> **Do this**
Your task is to give the listing below back word for word, pictures excluded.

> **Exercise materials**
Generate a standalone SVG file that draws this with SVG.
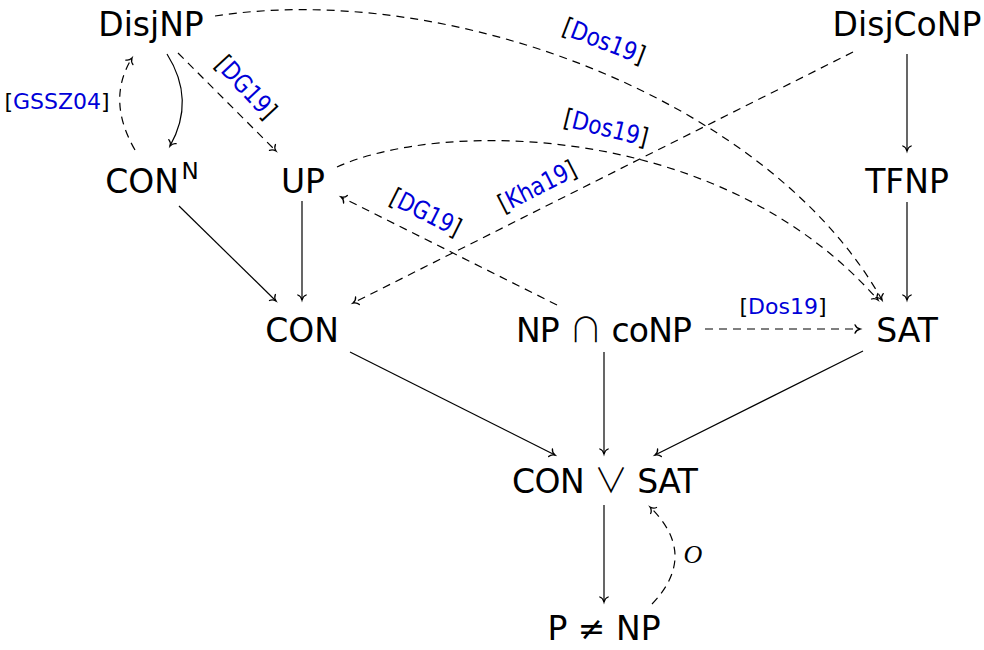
<svg xmlns="http://www.w3.org/2000/svg" width="984" height="650" viewBox="0 0 984 650">
<style>
.n{font-family:"DejaVu Sans","Liberation Sans",sans-serif;font-size:33px;fill:#000;text-anchor:middle}
.l{font-family:"DejaVu Sans","Liberation Sans",sans-serif;font-size:25px;fill:#000;text-anchor:middle}
.c{fill:#0000d8}
.s{font-family:"Noto Sans CJK SC","DejaVu Sans",sans-serif;font-weight:300;font-size:34px}
.e{fill:none;stroke:#000;stroke-width:1.2;marker-end:url(#a)}
.d{stroke-dasharray:8 6}
</style>
<defs>
<marker id="a" markerUnits="userSpaceOnUse" markerWidth="14" markerHeight="14" viewBox="-7 -7 14 14" refX="0" refY="0" orient="auto">
<path d="M-5,-4.2 C-4.2,-1.8 -1.5,-0.4 0,0 C-1.5,0.4 -4.2,1.8 -5,4.2" fill="none" stroke="#000" stroke-width="1.3" stroke-linecap="round"/>
</marker>
</defs>
<g id="edges">
<path class="e" d="M167,54 Q196,100 170,146"/>
<path class="e d" d="M135,150 Q106,100 132,58"/>
<path class="e d" d="M178,53 L276,151"/>
<path class="e d" d="M215,16 C450,-20 770,100 882,300"/>
<path class="e d" d="M853,52 L353,303"/>
<path class="e" d="M907,54 L907,151"/>
<path class="e d" d="M337,167 C440,120 720,120 878,300"/>
<path class="e" d="M302,201 L302,300"/>
<path class="e" d="M179,206 L276,301"/>
<path class="e d" d="M557,305 L341,197"/>
<path class="e" d="M907,202 L907,300"/>
<path class="e d" d="M705,329 L860,329"/>
<path class="e" d="M350,352 L555,455"/>
<path class="e" d="M604,352 L604,454"/>
<path class="e" d="M863,351 L655,455"/>
<path class="e" d="M604,505 L604,602"/>
<path class="e d" d="M652,604 Q699,555 650,507"/>
</g>
<g id="labels">
<text class="l" x="57" y="109" style="font-size:22px">[<tspan class="c">GSSZ04</tspan>]</text>
<text class="l" transform="translate(240,93) rotate(47)" textLength="76" lengthAdjust="spacingAndGlyphs">[<tspan class="c">DG19</tspan>]</text>
<text class="l" transform="translate(601,49) rotate(21)" textLength="86" lengthAdjust="spacingAndGlyphs">[<tspan class="c">Dos19</tspan>]</text>
<text class="l" transform="translate(604,136) rotate(14)" textLength="86" lengthAdjust="spacingAndGlyphs">[<tspan class="c">Dos19</tspan>]</text>
<text class="l" transform="translate(541,194) rotate(-27)" textLength="84" lengthAdjust="spacingAndGlyphs">[<tspan class="c">Kha19</tspan>]</text>
<text class="l" transform="translate(422,220) rotate(26.6)" textLength="76" lengthAdjust="spacingAndGlyphs">[<tspan class="c">DG19</tspan>]</text>
<text class="l" x="783" y="314" style="font-size:22px">[<tspan class="c">Dos19</tspan>]</text>
<text x="693" y="563" style="font-family:'Liberation Serif',serif;font-style:italic;font-size:26px;text-anchor:middle">O</text>
</g>
<g id="DisjNP"><text class="n" x="151" y="36">DisjNP</text></g>
<g id="DisjCoNP"><text class="n" x="907" y="36">DisjCoNP</text></g>
<g id="CONN"><text class="n" x="142" y="193">CON</text><text x="190" y="179" style="font-family:'DejaVu Sans',sans-serif;font-size:23px;text-anchor:middle">N</text></g>
<g id="UP"><text class="n" x="303" y="193">UP</text></g>
<g id="TFNP"><text class="n" x="907" y="193">TFNP</text></g>
<g id="CON"><text class="n" x="302" y="342">CON</text></g>
<g id="NPcoNP"><text class="n" x="604" y="342" textLength="176" lengthAdjust="spacing">NP <tspan class="s">∩</tspan> coNP</text></g>
<g id="SAT"><text class="n" x="907" y="342">SAT</text></g>
<g id="CONSAT"><text class="n" x="605" y="493" textLength="186" lengthAdjust="spacing">CON <tspan class="s">∨</tspan> SAT</text></g>
<g id="PNP"><text class="n" x="604" y="640">P ≠ NP</text></g>
</svg>
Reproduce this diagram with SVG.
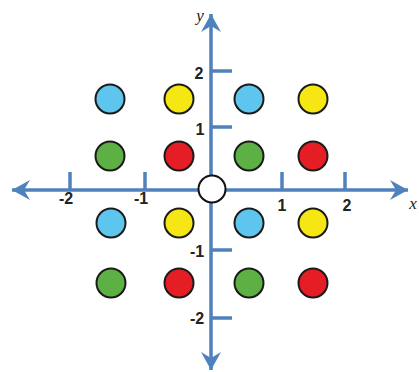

> **Exercise solution**
Generate a standalone SVG file that draws this with SVG.
<svg xmlns="http://www.w3.org/2000/svg" width="984" height="650" viewBox="0 0 984 650">
<style>
.n{font-family:"DejaVu Sans","Liberation Sans",sans-serif;font-size:33px;fill:#000;text-anchor:middle}
.l{font-family:"DejaVu Sans","Liberation Sans",sans-serif;font-size:25px;fill:#000;text-anchor:middle}
.c{fill:#0000d8}
.s{font-family:"Noto Sans CJK SC","DejaVu Sans",sans-serif;font-weight:300;font-size:34px}
.e{fill:none;stroke:#000;stroke-width:1.2;marker-end:url(#a)}
.d{stroke-dasharray:8 6}
</style>
<defs>
<marker id="a" markerUnits="userSpaceOnUse" markerWidth="14" markerHeight="14" viewBox="-7 -7 14 14" refX="0" refY="0" orient="auto">
<path d="M-5,-4.2 C-4.2,-1.8 -1.5,-0.4 0,0 C-1.5,0.4 -4.2,1.8 -5,4.2" fill="none" stroke="#000" stroke-width="1.3" stroke-linecap="round"/>
</marker>
</defs>
<g id="edges">
<path class="e" d="M167,54 Q196,100 170,146"/>
<path class="e d" d="M135,150 Q106,100 132,58"/>
<path class="e d" d="M178,53 L276,151"/>
<path class="e d" d="M215,16 C450,-20 770,100 882,300"/>
<path class="e d" d="M853,52 L353,303"/>
<path class="e" d="M907,54 L907,151"/>
<path class="e d" d="M337,167 C440,120 720,120 878,300"/>
<path class="e" d="M302,201 L302,300"/>
<path class="e" d="M179,206 L276,301"/>
<path class="e d" d="M557,305 L341,197"/>
<path class="e" d="M907,202 L907,300"/>
<path class="e d" d="M705,329 L860,329"/>
<path class="e" d="M350,352 L555,455"/>
<path class="e" d="M604,352 L604,454"/>
<path class="e" d="M863,351 L655,455"/>
<path class="e" d="M604,505 L604,602"/>
<path class="e d" d="M652,604 Q699,555 650,507"/>
</g>
<g id="labels">
<text class="l" x="57" y="109" style="font-size:22px">[<tspan class="c">GSSZ04</tspan>]</text>
<text class="l" transform="translate(240,93) rotate(47)" textLength="76" lengthAdjust="spacingAndGlyphs">[<tspan class="c">DG19</tspan>]</text>
<text class="l" transform="translate(601,49) rotate(21)" textLength="86" lengthAdjust="spacingAndGlyphs">[<tspan class="c">Dos19</tspan>]</text>
<text class="l" transform="translate(604,136) rotate(14)" textLength="86" lengthAdjust="spacingAndGlyphs">[<tspan class="c">Dos19</tspan>]</text>
<text class="l" transform="translate(541,194) rotate(-27)" textLength="84" lengthAdjust="spacingAndGlyphs">[<tspan class="c">Kha19</tspan>]</text>
<text class="l" transform="translate(422,220) rotate(26.6)" textLength="76" lengthAdjust="spacingAndGlyphs">[<tspan class="c">DG19</tspan>]</text>
<text class="l" x="783" y="314" style="font-size:22px">[<tspan class="c">Dos19</tspan>]</text>
<text x="693" y="563" style="font-family:'Liberation Serif',serif;font-style:italic;font-size:26px;text-anchor:middle">O</text>
</g>
<g id="DisjNP"><text class="n" x="151" y="36">DisjNP</text></g>
<g id="DisjCoNP"><text class="n" x="907" y="36">DisjCoNP</text></g>
<g id="CONN"><text class="n" x="142" y="193">CON</text><text x="190" y="179" style="font-family:'DejaVu Sans',sans-serif;font-size:23px;text-anchor:middle">N</text></g>
<g id="UP"><text class="n" x="303" y="193">UP</text></g>
<g id="TFNP"><text class="n" x="907" y="193">TFNP</text></g>
<g id="CON"><text class="n" x="302" y="342">CON</text></g>
<g id="NPcoNP"><text class="n" x="604" y="342" textLength="176" lengthAdjust="spacing">NP <tspan class="s">∩</tspan> coNP</text></g>
<g id="SAT"><text class="n" x="907" y="342">SAT</text></g>
<g id="CONSAT"><text class="n" x="605" y="493" textLength="186" lengthAdjust="spacing">CON <tspan class="s">∨</tspan> SAT</text></g>
<g id="PNP"><text class="n" x="604" y="640">P ≠ NP</text></g>
</svg>
Reproduce this diagram with SVG.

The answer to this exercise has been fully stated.